We recommend you do your research and figure out which firms you’d like to approach. Next, obtain quotes from each to find the coverage that best suits your needs and budget.
5. Types of Services
The larger the insurance firm, the more services they offer. Often, the types of services and the features of these services will also vary depending on the firm. So, it’s likely that two large insurance firms will offer a different suite of services since each firm specializes in different areas of work.
It is thus vital that your insurance agent be aware of the complete range of products or services that your company provides. Having a broker that understands the work you do makes it easier for them to recommend the appropriate services to meet your needs.
It’s also a good idea to have separate billings for different sorts of services so you can manage budgets more efficiently and your broker can appropriately underwrite risk.
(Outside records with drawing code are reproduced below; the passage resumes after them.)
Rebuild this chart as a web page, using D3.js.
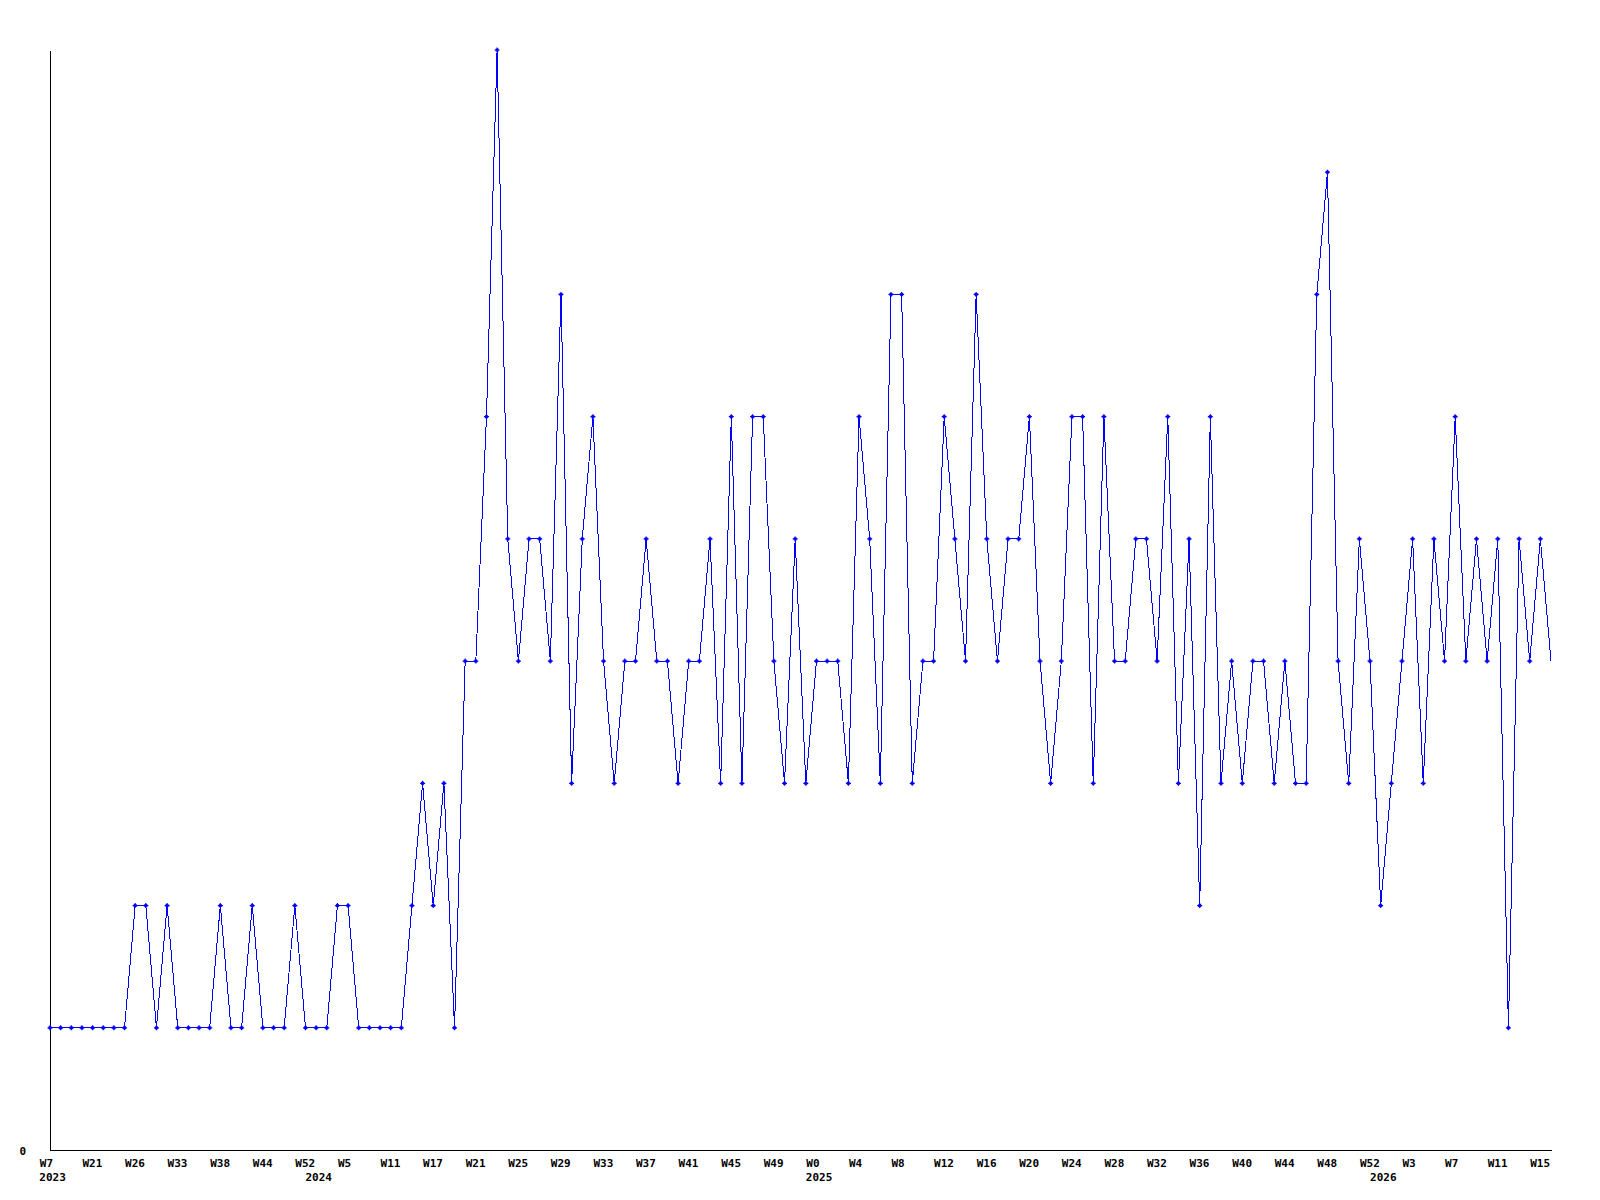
<!DOCTYPE html>
<html>
<head>
<meta charset="utf-8">
<script src="https://cdn.jsdelivr.net/npm/d3@7"></script>
<style>
  body { margin: 0; background: #fff; }
  svg { display: block; }
  .lbl { font-family: "DejaVu Sans Mono", monospace; font-weight: bold; font-size: 11px; fill: #000; }
</style>
</head>
<body>
<div id="chart"></div>
<script>
// weekly counts, one point per recorded week
var values = [
  1, 1, 1, 1, 1, 1, 1, 1, 2, 2,
  1, 2, 1, 1, 1, 1, 2, 1, 1, 2,
  1, 1, 1, 2, 1, 1, 1, 2, 2, 1,
  1, 1, 1, 1, 2, 3, 2, 3, 1, 4,
  4, 6, 9, 5, 4, 5, 5, 4, 7, 3,
  5, 6, 4, 3, 4, 4, 5, 4, 4, 3,
  4, 4, 5, 3, 6, 3, 6, 6, 4, 3,
  5, 3, 4, 4, 4, 3, 6, 5, 3, 7,
  7, 3, 4, 4, 6, 5, 4, 7, 5, 4,
  5, 5, 6, 4, 3, 4, 6, 6, 3, 6,
  4, 4, 5, 5, 4, 6, 3, 5, 2, 6,
  3, 4, 3, 4, 4, 3, 4, 3, 3, 7,
  8, 4, 3, 5, 4, 2, 3, 4, 5, 3,
  5, 4, 6, 4, 5, 4, 5, 1, 5, 4,
  5, 4
];

// labels for every 4th point
var weekLabels = ["W7", "W21", "W26", "W33", "W38", "W44", "W52", "W5", "W11", "W17",
  "W21", "W25", "W29", "W33", "W37", "W41", "W45", "W49", "W0", "W4",
  "W8", "W12", "W16", "W20", "W24", "W28", "W32", "W36", "W40", "W44",
  "W48", "W52", "W3", "W7", "W11", "W15"];

// first point of each year
var yearIndex = [0, 25, 72, 125];
var yearLabels = ["2023", "2024", "2025", "2026"];

var width = 1600, height = 1200;
var margin = { left: 50, right: 1551, top: 50, bottom: 1150 };

var x = d3.scaleLinear().domain([0, values.length - 1]).range([margin.left, margin.right]);
var y = d3.scaleLinear().domain([0, 9]).range([margin.bottom, margin.top]);
var step = x(1) - x(0);

var svg = d3.select("#chart").append("svg")
    .attr("width", width)
    .attr("height", height);

var tickIdx = d3.range(0, values.length, 4);

// x axis: labels sit one step left of their point
var xAxis = d3.axisBottom(x)
    .tickValues(tickIdx)
    .tickSize(0)
    .tickSizeOuter(0)
    .tickPadding(9)
    .tickFormat(function (d, i) { return weekLabels[i]; });

var gx = svg.append("g")
    .attr("transform", "translate(0," + margin.bottom + ")")
    .call(xAxis);
gx.select(".domain").attr("stroke", "#000").attr("shape-rendering", "crispEdges");
gx.selectAll("text")
    .attr("class", "lbl")
    .attr("text-anchor", "start")
    .attr("x", -step);
gx.attr("font-family", null).attr("font-size", null);

svg.selectAll(".year")
    .data(yearIndex)
    .enter().append("text")
    .attr("class", "lbl year")
    .attr("x", function (d) { return x(d - 1); })
    .attr("y", 1180.5)
    .text(function (d, i) { return yearLabels[i]; });

var yAxis = d3.axisLeft(y)
    .tickValues([0])
    .tickSize(0)
    .tickSizeOuter(0)
    .tickPadding(24)
    .tickFormat(d3.format("d"));

var gy = svg.append("g")
    .attr("transform", "translate(" + margin.left + ",0)")
    .call(yAxis);
gy.select(".domain").attr("stroke", "#000").attr("shape-rendering", "crispEdges");
gy.selectAll("text")
    .attr("class", "lbl")
    .attr("dy", "0.45em");
gy.attr("font-family", null).attr("font-size", null);

var line = d3.line()
    .x(function (d, i) { return x(i); })
    .y(function (d) { return y(d); });

svg.append("path")
    .datum(values)
    .attr("d", line)
    .attr("fill", "none")
    .attr("stroke", "#0000ff")
    .attr("stroke-width", 1)
    .attr("shape-rendering", "crispEdges");

// markers (last, partial week has none)
var marks = svg.selectAll(".mark")
    .data(values.slice(0, values.length - 1))
    .enter().append("g")
    .attr("class", "mark")
    .attr("transform", function (d, i) { return "translate(" + x(i) + "," + y(d) + ")"; });

marks.append("path")
    .attr("d", "M-2.5,0H2.5M0,-2.5V2.5")
    .attr("stroke", "#0000ff")
    .attr("stroke-width", 1.2);
marks.append("rect")
    .attr("x", -1.5).attr("y", -1.5)
    .attr("width", 3).attr("height", 3)
    .attr("fill", "#0000ff");
</script>
</body>
</html>
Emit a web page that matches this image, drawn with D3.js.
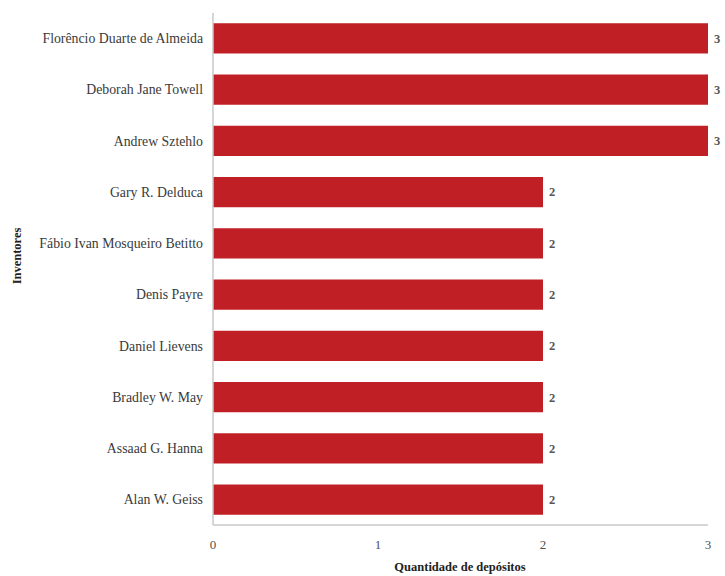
<!DOCTYPE html>
<html><head><meta charset="utf-8">
<script src="https://cdn.jsdelivr.net/npm/d3@7"></script>
<style>body{margin:0;background:#fff}svg{display:block}text{font-family:"Liberation Serif","DejaVu Serif",serif}</style>
</head><body>
<script>
const inventors = ["Florêncio Duarte de Almeida","Deborah Jane Towell","Andrew Sztehlo","Gary R. Delduca","Fábio Ivan Mosqueiro Betitto","Denis Payre","Daniel Lievens","Bradley W. May","Assaad G. Hanna","Alan W. Geiss"];
const deposits = [3,3,3,2,2,2,2,2,2,2];
const xTicks = [0,1,2,3];
const xTitle = "Quantidade de depósitos";
const yTitle = "Inventores";

const W = 725, H = 576;
const m = {left:213, right:17, top:13, bottom:51};
const svg = d3.select("body").append("svg").attr("width",W).attr("height",H);

const x = d3.scaleLinear().domain([0,3]).range([m.left, W-m.right]);
const y = d3.scaleBand().domain(inventors).range([m.top, H-m.bottom]).paddingInner(0.41).paddingOuter(0.2);

svg.selectAll("rect.bar").data(inventors).join("rect").attr("class","bar")
  .attr("x", x(0)).attr("y", d=>y(d))
  .attr("width", (d,i)=>x(deposits[i])-x(0)).attr("height", y.bandwidth())
  .attr("fill","#c01f26");

svg.append("line").attr("x1",x(0)).attr("x2",x(0)).attr("y1",m.top).attr("y2",H-m.bottom).attr("stroke","#c8c8c8").attr("stroke-width",1.5);
svg.append("line").attr("x1",x(0)).attr("x2",x(3)).attr("y1",H-m.bottom).attr("y2",H-m.bottom).attr("stroke","#c8c8c8").attr("stroke-width",1.5);

svg.selectAll("text.yl").data(inventors).join("text").attr("class","yl")
  .attr("x", x(0)-10).attr("y", d=>y(d)+y.bandwidth()/2).attr("dy","0.35em")
  .attr("text-anchor","end").attr("font-size",13.8).attr("fill","#3a3a3a")
  .text(d=>d);

svg.selectAll("text.vl").data(inventors).join("text").attr("class","vl")
  .attr("x", (d,i)=>x(deposits[i])+6).attr("y", d=>y(d)+y.bandwidth()/2).attr("dy","0.35em")
  .attr("font-size",12.5).attr("font-weight","bold").attr("fill","#555")
  .text((d,i)=>deposits[i]);

svg.selectAll("text.xt").data(xTicks).join("text").attr("class","xt")
  .attr("x", d=>x(d)).attr("y", H-m.bottom+24)
  .attr("text-anchor","middle").attr("font-size",13).attr("fill","#505050")
  .text(d=>d);

svg.append("text").attr("x", 460).attr("y", 571).attr("text-anchor","middle")
  .attr("font-size",12.5).attr("font-weight","bold").attr("fill","#222").text(xTitle);

svg.append("text").attr("transform","translate(21,256) rotate(-90)").attr("text-anchor","middle")
  .attr("font-size",12.5).attr("font-weight","bold").attr("fill","#222").text(yTitle);
</script>
</body></html>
An insurer determines a professional liability insurance premium based on their estimate of the quantity, likelihood, or dangers. An “ambiguity cost” may be added to the premium by an insurer if they believe unknown risks exist or cannot provide a clear service breakdown.
6. Claims History
Claims are another important aspect that influences the potential cost of your insurance plans. While we all hope that we’re never in the position of needing to claim from our insurance, life happens and we have to roll with the punches.
When this happens, it’s best that you understand how this claim can affect your premium cost in the future. Insurance companies understand that not all claims are made equal. If you file a claim but nothing is paid out, you can expect little to no change in your premium rise.
However, if a major claim is filed against your company and the carrier incurs a huge settlement, your insurance rate might skyrocket. In such situations, the insurance company may decide not to renew the firm the following year.